(REQUEST) Give again only the lines beginning with the one that contains "Write the seaborn" and ending with the one that contains "left=True, bottom=True, labelsize=10)"; include both of those lines.
--- begin SOURCE MATERIAL ---
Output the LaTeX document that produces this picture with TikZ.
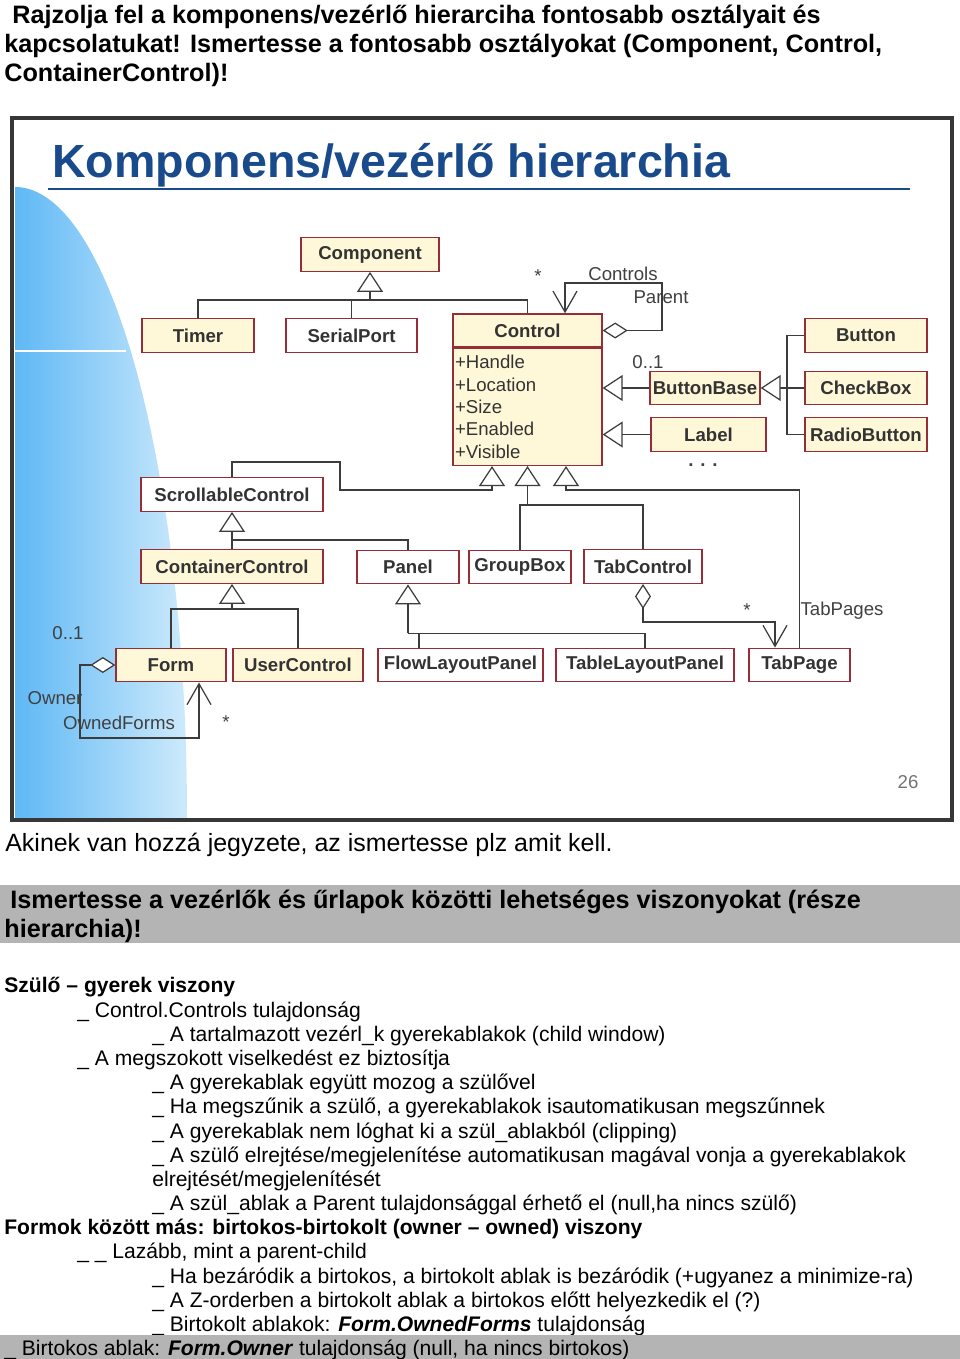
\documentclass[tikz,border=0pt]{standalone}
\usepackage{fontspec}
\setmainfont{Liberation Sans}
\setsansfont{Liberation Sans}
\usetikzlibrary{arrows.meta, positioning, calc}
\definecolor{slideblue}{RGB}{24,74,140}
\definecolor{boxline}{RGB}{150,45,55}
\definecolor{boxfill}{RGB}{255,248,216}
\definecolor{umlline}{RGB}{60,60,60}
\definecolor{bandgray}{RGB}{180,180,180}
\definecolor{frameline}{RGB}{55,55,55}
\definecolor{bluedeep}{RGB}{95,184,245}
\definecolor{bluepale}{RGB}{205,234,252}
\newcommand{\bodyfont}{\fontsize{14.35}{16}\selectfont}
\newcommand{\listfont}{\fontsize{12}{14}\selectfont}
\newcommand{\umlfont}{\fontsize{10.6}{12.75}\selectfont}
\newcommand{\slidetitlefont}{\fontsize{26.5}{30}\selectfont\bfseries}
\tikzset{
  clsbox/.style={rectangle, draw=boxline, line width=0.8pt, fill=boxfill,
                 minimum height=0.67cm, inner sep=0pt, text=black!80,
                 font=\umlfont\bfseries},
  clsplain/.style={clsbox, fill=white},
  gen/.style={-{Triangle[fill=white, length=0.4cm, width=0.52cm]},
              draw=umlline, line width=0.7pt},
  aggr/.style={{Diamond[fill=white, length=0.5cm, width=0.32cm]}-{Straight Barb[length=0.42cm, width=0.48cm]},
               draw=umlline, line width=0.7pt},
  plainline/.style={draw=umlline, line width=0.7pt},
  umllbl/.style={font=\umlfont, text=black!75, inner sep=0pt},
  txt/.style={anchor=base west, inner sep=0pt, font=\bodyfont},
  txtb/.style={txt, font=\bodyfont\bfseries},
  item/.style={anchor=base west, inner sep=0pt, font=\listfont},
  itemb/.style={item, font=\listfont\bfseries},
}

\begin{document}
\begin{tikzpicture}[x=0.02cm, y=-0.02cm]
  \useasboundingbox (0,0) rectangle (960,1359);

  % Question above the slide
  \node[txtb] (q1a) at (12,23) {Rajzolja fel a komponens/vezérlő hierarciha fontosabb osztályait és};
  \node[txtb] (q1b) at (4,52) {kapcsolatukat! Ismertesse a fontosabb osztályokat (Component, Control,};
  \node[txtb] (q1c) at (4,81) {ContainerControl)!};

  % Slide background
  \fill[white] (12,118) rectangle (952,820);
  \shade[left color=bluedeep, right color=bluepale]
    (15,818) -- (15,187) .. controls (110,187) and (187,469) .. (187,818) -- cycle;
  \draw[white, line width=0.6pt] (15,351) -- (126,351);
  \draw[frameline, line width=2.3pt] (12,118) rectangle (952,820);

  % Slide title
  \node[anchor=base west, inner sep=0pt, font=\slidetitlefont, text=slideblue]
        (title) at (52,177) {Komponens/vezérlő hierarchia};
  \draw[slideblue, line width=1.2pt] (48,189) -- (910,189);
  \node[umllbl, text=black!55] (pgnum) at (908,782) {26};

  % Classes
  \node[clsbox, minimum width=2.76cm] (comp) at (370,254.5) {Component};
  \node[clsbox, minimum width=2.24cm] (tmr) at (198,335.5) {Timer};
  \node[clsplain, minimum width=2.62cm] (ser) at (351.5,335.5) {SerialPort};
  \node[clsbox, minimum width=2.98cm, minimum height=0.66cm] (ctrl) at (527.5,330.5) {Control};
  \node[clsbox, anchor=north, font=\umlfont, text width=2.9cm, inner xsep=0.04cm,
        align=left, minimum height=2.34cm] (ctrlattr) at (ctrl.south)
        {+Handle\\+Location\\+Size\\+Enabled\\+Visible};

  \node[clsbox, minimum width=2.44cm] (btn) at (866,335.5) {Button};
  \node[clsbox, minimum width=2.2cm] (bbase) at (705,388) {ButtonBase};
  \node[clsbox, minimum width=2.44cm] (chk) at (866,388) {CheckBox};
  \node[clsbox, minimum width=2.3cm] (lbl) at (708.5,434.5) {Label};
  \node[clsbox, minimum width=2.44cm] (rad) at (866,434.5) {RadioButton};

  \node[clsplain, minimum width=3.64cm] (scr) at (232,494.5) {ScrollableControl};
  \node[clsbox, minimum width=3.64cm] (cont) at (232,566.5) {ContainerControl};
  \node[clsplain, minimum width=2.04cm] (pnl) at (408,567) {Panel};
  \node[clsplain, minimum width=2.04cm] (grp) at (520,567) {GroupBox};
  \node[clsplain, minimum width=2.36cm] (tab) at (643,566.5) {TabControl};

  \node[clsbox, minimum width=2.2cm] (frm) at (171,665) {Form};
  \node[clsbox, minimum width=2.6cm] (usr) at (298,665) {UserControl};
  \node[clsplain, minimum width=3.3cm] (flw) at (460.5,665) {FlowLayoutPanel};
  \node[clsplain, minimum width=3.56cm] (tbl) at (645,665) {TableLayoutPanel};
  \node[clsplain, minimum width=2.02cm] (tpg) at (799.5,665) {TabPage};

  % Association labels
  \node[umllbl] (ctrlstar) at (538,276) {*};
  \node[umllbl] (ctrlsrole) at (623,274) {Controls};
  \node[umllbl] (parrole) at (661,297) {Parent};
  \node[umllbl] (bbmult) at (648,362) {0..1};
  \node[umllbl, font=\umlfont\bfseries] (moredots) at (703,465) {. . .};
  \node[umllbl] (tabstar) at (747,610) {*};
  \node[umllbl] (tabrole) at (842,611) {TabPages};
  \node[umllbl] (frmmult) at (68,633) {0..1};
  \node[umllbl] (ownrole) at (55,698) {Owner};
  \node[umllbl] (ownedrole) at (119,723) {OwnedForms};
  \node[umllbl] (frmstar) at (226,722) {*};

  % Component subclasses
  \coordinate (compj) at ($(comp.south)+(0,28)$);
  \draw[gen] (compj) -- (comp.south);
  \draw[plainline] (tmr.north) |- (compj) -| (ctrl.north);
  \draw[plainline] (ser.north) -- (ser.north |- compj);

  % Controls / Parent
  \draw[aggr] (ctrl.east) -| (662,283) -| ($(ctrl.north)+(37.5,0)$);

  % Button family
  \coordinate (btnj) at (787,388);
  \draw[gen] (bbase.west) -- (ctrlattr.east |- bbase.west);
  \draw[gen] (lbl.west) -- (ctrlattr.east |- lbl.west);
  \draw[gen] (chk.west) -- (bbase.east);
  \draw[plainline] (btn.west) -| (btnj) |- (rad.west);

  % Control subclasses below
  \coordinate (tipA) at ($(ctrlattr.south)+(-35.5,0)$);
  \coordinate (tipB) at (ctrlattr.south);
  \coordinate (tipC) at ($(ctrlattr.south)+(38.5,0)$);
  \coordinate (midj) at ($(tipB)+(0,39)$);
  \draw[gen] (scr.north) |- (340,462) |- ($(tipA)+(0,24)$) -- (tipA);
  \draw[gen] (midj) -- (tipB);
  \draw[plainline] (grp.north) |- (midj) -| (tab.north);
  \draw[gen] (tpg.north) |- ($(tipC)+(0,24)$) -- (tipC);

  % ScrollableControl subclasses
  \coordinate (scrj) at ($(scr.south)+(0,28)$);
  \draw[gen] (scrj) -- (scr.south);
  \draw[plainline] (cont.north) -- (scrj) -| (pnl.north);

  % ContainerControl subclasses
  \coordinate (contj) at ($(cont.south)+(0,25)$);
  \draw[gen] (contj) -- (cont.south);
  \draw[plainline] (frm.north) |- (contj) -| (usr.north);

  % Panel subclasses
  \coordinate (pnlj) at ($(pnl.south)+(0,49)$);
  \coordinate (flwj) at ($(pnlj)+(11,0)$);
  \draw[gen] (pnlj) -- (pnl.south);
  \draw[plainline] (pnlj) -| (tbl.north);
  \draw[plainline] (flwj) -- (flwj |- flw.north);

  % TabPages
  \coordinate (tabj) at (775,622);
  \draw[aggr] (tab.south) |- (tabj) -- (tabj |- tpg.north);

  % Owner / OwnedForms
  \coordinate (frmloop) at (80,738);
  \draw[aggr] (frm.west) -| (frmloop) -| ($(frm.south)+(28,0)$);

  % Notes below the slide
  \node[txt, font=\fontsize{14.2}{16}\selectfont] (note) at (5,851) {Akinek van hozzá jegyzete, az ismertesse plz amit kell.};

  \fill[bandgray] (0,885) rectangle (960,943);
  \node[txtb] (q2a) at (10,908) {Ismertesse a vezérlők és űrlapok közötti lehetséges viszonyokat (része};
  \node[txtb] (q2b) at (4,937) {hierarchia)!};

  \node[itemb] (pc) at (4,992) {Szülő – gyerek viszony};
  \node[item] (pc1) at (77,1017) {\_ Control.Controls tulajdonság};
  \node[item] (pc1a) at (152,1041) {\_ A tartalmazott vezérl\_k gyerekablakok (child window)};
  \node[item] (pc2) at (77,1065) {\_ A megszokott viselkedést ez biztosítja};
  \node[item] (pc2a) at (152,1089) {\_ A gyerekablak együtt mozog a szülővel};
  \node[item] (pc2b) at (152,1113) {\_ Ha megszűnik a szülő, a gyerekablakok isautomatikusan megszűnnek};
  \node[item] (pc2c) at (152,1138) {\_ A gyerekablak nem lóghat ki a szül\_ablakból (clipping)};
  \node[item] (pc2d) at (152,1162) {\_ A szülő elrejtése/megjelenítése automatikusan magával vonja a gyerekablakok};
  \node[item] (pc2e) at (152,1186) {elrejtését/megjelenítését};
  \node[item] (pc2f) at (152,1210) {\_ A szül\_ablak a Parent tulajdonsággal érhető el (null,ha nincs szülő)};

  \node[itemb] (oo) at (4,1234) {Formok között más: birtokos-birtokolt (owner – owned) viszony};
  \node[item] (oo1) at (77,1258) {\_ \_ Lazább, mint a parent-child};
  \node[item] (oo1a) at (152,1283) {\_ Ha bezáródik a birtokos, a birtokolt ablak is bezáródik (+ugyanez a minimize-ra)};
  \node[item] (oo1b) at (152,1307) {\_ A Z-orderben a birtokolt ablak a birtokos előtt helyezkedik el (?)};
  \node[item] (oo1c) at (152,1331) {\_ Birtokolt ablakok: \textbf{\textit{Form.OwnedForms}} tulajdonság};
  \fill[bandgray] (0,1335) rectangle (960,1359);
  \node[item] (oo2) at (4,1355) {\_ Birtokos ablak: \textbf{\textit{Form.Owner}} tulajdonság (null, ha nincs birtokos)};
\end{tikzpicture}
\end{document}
--- end SOURCE MATERIAL ---
--- begin SOURCE MATERIAL ---
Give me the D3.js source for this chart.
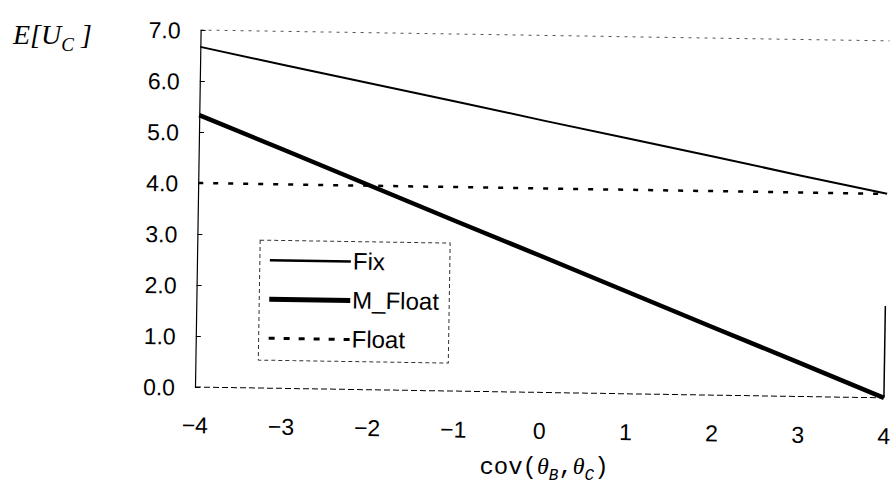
--- end SOURCE MATERIAL ---
--- begin SOURCE MATERIAL ---
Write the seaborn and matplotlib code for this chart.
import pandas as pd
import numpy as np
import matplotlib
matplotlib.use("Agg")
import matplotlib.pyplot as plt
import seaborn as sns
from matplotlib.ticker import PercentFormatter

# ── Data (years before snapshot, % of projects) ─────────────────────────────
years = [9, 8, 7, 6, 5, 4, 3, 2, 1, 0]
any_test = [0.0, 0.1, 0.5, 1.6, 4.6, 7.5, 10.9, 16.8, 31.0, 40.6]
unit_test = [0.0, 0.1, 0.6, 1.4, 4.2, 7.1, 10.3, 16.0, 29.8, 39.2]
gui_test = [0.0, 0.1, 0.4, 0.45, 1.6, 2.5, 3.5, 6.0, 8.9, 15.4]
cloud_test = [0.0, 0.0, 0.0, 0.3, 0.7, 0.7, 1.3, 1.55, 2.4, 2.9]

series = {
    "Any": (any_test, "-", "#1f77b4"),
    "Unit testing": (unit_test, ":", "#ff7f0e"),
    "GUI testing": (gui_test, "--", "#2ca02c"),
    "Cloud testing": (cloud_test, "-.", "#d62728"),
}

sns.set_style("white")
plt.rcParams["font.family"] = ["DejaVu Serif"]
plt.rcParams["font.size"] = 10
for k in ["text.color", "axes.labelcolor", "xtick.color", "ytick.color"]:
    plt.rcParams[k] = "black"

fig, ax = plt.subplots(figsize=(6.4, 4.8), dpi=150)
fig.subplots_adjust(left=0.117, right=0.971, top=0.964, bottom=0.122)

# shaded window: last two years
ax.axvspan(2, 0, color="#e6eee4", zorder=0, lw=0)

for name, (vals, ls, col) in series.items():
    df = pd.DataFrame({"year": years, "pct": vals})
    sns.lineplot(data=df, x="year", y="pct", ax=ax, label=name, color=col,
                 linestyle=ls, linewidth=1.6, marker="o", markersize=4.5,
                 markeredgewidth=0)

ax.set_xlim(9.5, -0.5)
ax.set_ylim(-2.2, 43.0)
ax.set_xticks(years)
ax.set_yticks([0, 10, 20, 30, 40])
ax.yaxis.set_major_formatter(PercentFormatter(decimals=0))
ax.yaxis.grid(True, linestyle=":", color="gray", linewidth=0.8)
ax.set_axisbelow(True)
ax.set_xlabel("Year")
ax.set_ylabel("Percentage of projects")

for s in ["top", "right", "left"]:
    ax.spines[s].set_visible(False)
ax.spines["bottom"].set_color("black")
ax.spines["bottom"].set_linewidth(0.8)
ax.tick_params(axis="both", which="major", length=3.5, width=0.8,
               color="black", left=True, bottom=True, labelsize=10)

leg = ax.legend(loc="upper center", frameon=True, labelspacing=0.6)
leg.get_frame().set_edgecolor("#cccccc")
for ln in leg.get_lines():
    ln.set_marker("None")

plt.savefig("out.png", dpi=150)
--- end SOURCE MATERIAL ---
(WRITTEN ANSWER)
Write the seaborn and matplotlib code for this chart.
import pandas as pd
import numpy as np
import matplotlib
matplotlib.use("Agg")
import matplotlib.pyplot as plt
import seaborn as sns
from matplotlib.ticker import PercentFormatter

# ── Data (years before snapshot, % of projects) ─────────────────────────────
years = [9, 8, 7, 6, 5, 4, 3, 2, 1, 0]
any_test = [0.0, 0.1, 0.5, 1.6, 4.6, 7.5, 10.9, 16.8, 31.0, 40.6]
unit_test = [0.0, 0.1, 0.6, 1.4, 4.2, 7.1, 10.3, 16.0, 29.8, 39.2]
gui_test = [0.0, 0.1, 0.4, 0.45, 1.6, 2.5, 3.5, 6.0, 8.9, 15.4]
cloud_test = [0.0, 0.0, 0.0, 0.3, 0.7, 0.7, 1.3, 1.55, 2.4, 2.9]

series = {
    "Any": (any_test, "-", "#1f77b4"),
    "Unit testing": (unit_test, ":", "#ff7f0e"),
    "GUI testing": (gui_test, "--", "#2ca02c"),
    "Cloud testing": (cloud_test, "-.", "#d62728"),
}

sns.set_style("white")
plt.rcParams["font.family"] = ["DejaVu Serif"]
plt.rcParams["font.size"] = 10
for k in ["text.color", "axes.labelcolor", "xtick.color", "ytick.color"]:
    plt.rcParams[k] = "black"

fig, ax = plt.subplots(figsize=(6.4, 4.8), dpi=150)
fig.subplots_adjust(left=0.117, right=0.971, top=0.964, bottom=0.122)

# shaded window: last two years
ax.axvspan(2, 0, color="#e6eee4", zorder=0, lw=0)

for name, (vals, ls, col) in series.items():
    df = pd.DataFrame({"year": years, "pct": vals})
    sns.lineplot(data=df, x="year", y="pct", ax=ax, label=name, color=col,
                 linestyle=ls, linewidth=1.6, marker="o", markersize=4.5,
                 markeredgewidth=0)

ax.set_xlim(9.5, -0.5)
ax.set_ylim(-2.2, 43.0)
ax.set_xticks(years)
ax.set_yticks([0, 10, 20, 30, 40])
ax.yaxis.set_major_formatter(PercentFormatter(decimals=0))
ax.yaxis.grid(True, linestyle=":", color="gray", linewidth=0.8)
ax.set_axisbelow(True)
ax.set_xlabel("Year")
ax.set_ylabel("Percentage of projects")

for s in ["top", "right", "left"]:
    ax.spines[s].set_visible(False)
ax.spines["bottom"].set_color("black")
ax.spines["bottom"].set_linewidth(0.8)
ax.tick_params(axis="both", which="major", length=3.5, width=0.8,
               color="black", left=True, bottom=True, labelsize=10)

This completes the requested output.